### Given instruction:
Leave out the pictures; transcribe all else exactly.
- - -
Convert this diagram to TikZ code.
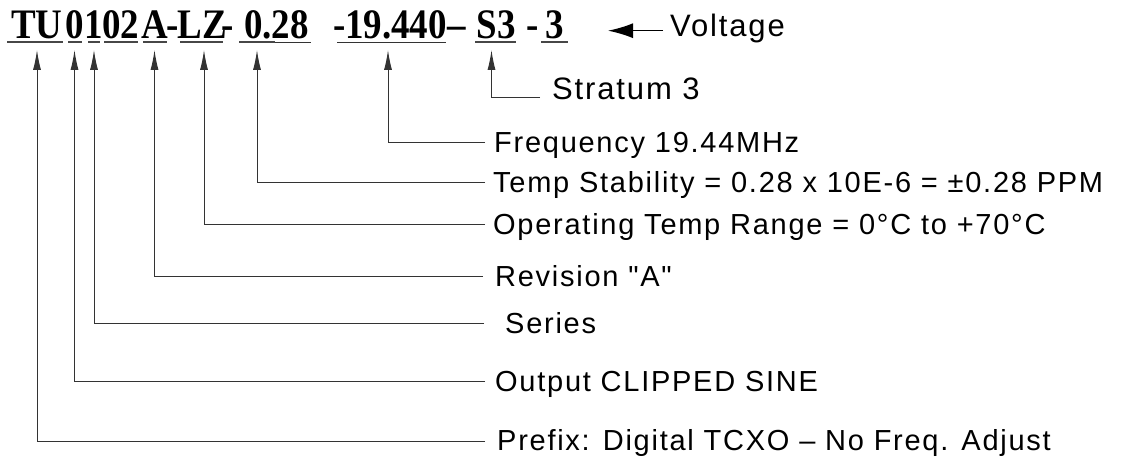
\documentclass[tikz,border=0pt]{standalone}
\usepackage{fontspec}
\usetikzlibrary{arrows.meta}
\newfontfamily\labfont[LetterSpace=6]{Liberation Sans}
\newfontfamily\partfont{Liberation Serif}
\newcommand\pnsq[1]{\scalebox{0.88}[1]{#1}}
\begin{document}
\begin{tikzpicture}[x=1pt,y=-1pt,
  pn/.style={anchor=base, inner sep=0pt, font=\partfont\bfseries\fontsize{42}{46}\selectfont},
  lab/.style={anchor=west, inner ysep=0pt, inner xsep=9pt, text height=19pt, text depth=0pt,
    font=\labfont\fontsize{29}{34}\selectfont},
  labbig/.style={anchor=west, inner ysep=0pt, text depth=0pt,
    font=\labfont\fontsize{31}{36}\selectfont},
  ul/.style={line width=2pt, draw=black!72},
  thinul/.style={line width=1pt, draw=black!80},
  conn/.style={line width=1pt, draw=black!80, -{Latex[length=20pt,width=8pt]}},
  varr/.style={line width=1.4pt, draw=black, -{Latex[length=25pt,width=15pt]}},
]
\useasboundingbox (0,0) rectangle (1128,462);
% part number segments
\node[pn] (pTU) at (37,39) {\pnsq{TU}};
\node[pn] (p0) at (75,39) {\pnsq{0}};
\node[pn] (p1) at (94,39) {\pnsq{1}};
\node[pn] (p02) at (120.5,39) {\pnsq{02}};
\node[pn] (pA) at (155,39) {\pnsq{A}};
\node[pn] (d1) at (172.5,39) {\pnsq{-}};
\node[pn] (pLZ) at (202,39) {\pnsq{LZ}};
\node[pn] (d2) at (228,39) {\pnsq{-}};
\node[pn] (p028) at (276.5,39) {\pnsq{0.28}};
\node[pn] (d3) at (340,39) {\pnsq{-}};
\node[pn] (pF) at (396,39) {\pnsq{19.440}};
\node[pn] (d4) at (457,39) {\pnsq{\textendash}};
\node[pn] (pS3) at (496,39) {\pnsq{S3}};
\node[pn] (d5) at (532.5,39) {\pnsq{-}};
\node[pn] (pV) at (555,39) {\pnsq{3}};
% underlines
\draw[ul] (7,42.5) -- (63,42.5);
\draw[ul] (68,42.5) -- (82,42.5);
\draw[ul] (88,42.5) -- (100,42.5);
\draw[ul] (104,42.5) -- (138,42.5);
\draw[ul] (143,42.5) -- (167,42.5);
\draw[ul] (180,42.5) -- (223,42.5);
\draw[ul] (239,42.5) -- (275,42.5);
\draw[thinul] (275,43) -- (311,43);
\draw[thinul] (337,43) -- (446,43);
\draw[ul] (475,42.5) -- (516,42.5);
\draw[ul] (541,42.5) -- (568,42.5);
% arrow tips
\coordinate (tTU) at (37,50);
\coordinate (t0) at (74.5,50);
\coordinate (t1) at (94,50);
\coordinate (tA) at (154.5,50);
\coordinate (tLZ) at (204,50);
\coordinate (t028) at (257,50);
\coordinate (tF) at (388,50);
\coordinate (tS3) at (491.5,50);
\coordinate (tV) at (608,30.7);
% labels
\node[labbig, text height=4pt, inner xsep=12pt] (lStrat) at (540,98) {Stratum 3};
\node[lab] (lFreq) at (485,143) {Frequency 19.44MHz};
\node[lab, inner xsep=8pt] (lTemp) at (485,183) {Temp Stability = 0.28 x 10E-6 = ±0.28 PPM};
\node[lab, inner xsep=8pt] (lOper) at (485,225) {Operating Temp Range = 0°C to +70°C};
\node[lab, inner xsep=12pt] (lRev) at (483,277) {Revision "A"};
\node[lab, inner xsep=21pt] (lSer) at (484,324) {Series};
\node[lab, inner xsep=10pt] (lOut) at (485,382) {Output CLIPPED SINE};
\node[lab, inner xsep=12pt] (lPre) at (485,441) {Prefix: Digital TCXO \textendash{} No Freq. Adjust};
\node[labbig, text height=12pt, inner xsep=7pt] (lVolt) at (663,30.7) {Voltage};
% connectors
\draw[conn] (lStrat.west) -| (tS3);
\draw[conn] (lFreq.west) -| (tF);
\draw[conn] (lTemp.west) -| (t028);
\draw[conn] (lOper.west) -| (tLZ);
\draw[conn] (lRev.west) -| (tA);
\draw[conn] (lSer.west) -| (t1);
\draw[conn] (lOut.west) -| (t0);
\draw[conn] (lPre.west) -| (tTU);
\draw[varr] (lVolt.west) -- (tV);
\end{tikzpicture}
\end{document}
- - -
### Exercise output:
Convert this diagram to TikZ code.
\documentclass[tikz,border=0pt]{standalone}
\usepackage{fontspec}
\usetikzlibrary{arrows.meta}
\newfontfamily\labfont[LetterSpace=6]{Liberation Sans}
\newfontfamily\partfont{Liberation Serif}
\newcommand\pnsq[1]{\scalebox{0.88}[1]{#1}}
\begin{document}
\begin{tikzpicture}[x=1pt,y=-1pt,
  pn/.style={anchor=base, inner sep=0pt, font=\partfont\bfseries\fontsize{42}{46}\selectfont},
  lab/.style={anchor=west, inner ysep=0pt, inner xsep=9pt, text height=19pt, text depth=0pt,
    font=\labfont\fontsize{29}{34}\selectfont},
  labbig/.style={anchor=west, inner ysep=0pt, text depth=0pt,
    font=\labfont\fontsize{31}{36}\selectfont},
  ul/.style={line width=2pt, draw=black!72},
  thinul/.style={line width=1pt, draw=black!80},
  conn/.style={line width=1pt, draw=black!80, -{Latex[length=20pt,width=8pt]}},
  varr/.style={line width=1.4pt, draw=black, -{Latex[length=25pt,width=15pt]}},
]
\useasboundingbox (0,0) rectangle (1128,462);
% part number segments
\node[pn] (pTU) at (37,39) {\pnsq{TU}};
\node[pn] (p0) at (75,39) {\pnsq{0}};
\node[pn] (p1) at (94,39) {\pnsq{1}};
\node[pn] (p02) at (120.5,39) {\pnsq{02}};
\node[pn] (pA) at (155,39) {\pnsq{A}};
\node[pn] (d1) at (172.5,39) {\pnsq{-}};
\node[pn] (pLZ) at (202,39) {\pnsq{LZ}};
\node[pn] (d2) at (228,39) {\pnsq{-}};
\node[pn] (p028) at (276.5,39) {\pnsq{0.28}};
\node[pn] (d3) at (340,39) {\pnsq{-}};
\node[pn] (pF) at (396,39) {\pnsq{19.440}};
\node[pn] (d4) at (457,39) {\pnsq{\textendash}};
\node[pn] (pS3) at (496,39) {\pnsq{S3}};
\node[pn] (d5) at (532.5,39) {\pnsq{-}};
\node[pn] (pV) at (555,39) {\pnsq{3}};
% underlines
\draw[ul] (7,42.5) -- (63,42.5);
\draw[ul] (68,42.5) -- (82,42.5);
\draw[ul] (88,42.5) -- (100,42.5);
\draw[ul] (104,42.5) -- (138,42.5);
\draw[ul] (143,42.5) -- (167,42.5);
\draw[ul] (180,42.5) -- (223,42.5);
\draw[ul] (239,42.5) -- (275,42.5);
\draw[thinul] (275,43) -- (311,43);
\draw[thinul] (337,43) -- (446,43);
\draw[ul] (475,42.5) -- (516,42.5);
\draw[ul] (541,42.5) -- (568,42.5);
% arrow tips
\coordinate (tTU) at (37,50);
\coordinate (t0) at (74.5,50);
\coordinate (t1) at (94,50);
\coordinate (tA) at (154.5,50);
\coordinate (tLZ) at (204,50);
\coordinate (t028) at (257,50);
\coordinate (tF) at (388,50);
\coordinate (tS3) at (491.5,50);
\coordinate (tV) at (608,30.7);
% labels
\node[labbig, text height=4pt, inner xsep=12pt] (lStrat) at (540,98) {Stratum 3};
\node[lab] (lFreq) at (485,143) {Frequency 19.44MHz};
\node[lab, inner xsep=8pt] (lTemp) at (485,183) {Temp Stability = 0.28 x 10E-6 = ±0.28 PPM};
\node[lab, inner xsep=8pt] (lOper) at (485,225) {Operating Temp Range = 0°C to +70°C};
\node[lab, inner xsep=12pt] (lRev) at (483,277) {Revision "A"};
\node[lab, inner xsep=21pt] (lSer) at (484,324) {Series};
\node[lab, inner xsep=10pt] (lOut) at (485,382) {Output CLIPPED SINE};
\node[lab, inner xsep=12pt] (lPre) at (485,441) {Prefix: Digital TCXO \textendash{} No Freq. Adjust};
\node[labbig, text height=12pt, inner xsep=7pt] (lVolt) at (663,30.7) {Voltage};
% connectors
\draw[conn] (lStrat.west) -| (tS3);
\draw[conn] (lFreq.west) -| (tF);
\draw[conn] (lTemp.west) -| (t028);
\draw[conn] (lOper.west) -| (tLZ);
\draw[conn] (lRev.west) -| (tA);
\draw[conn] (lSer.west) -| (t1);
\draw[conn] (lOut.west) -| (t0);
\draw[conn] (lPre.west) -| (tTU);
\draw[varr] (lVolt.west) -- (tV);
\end{tikzpicture}
\end{document}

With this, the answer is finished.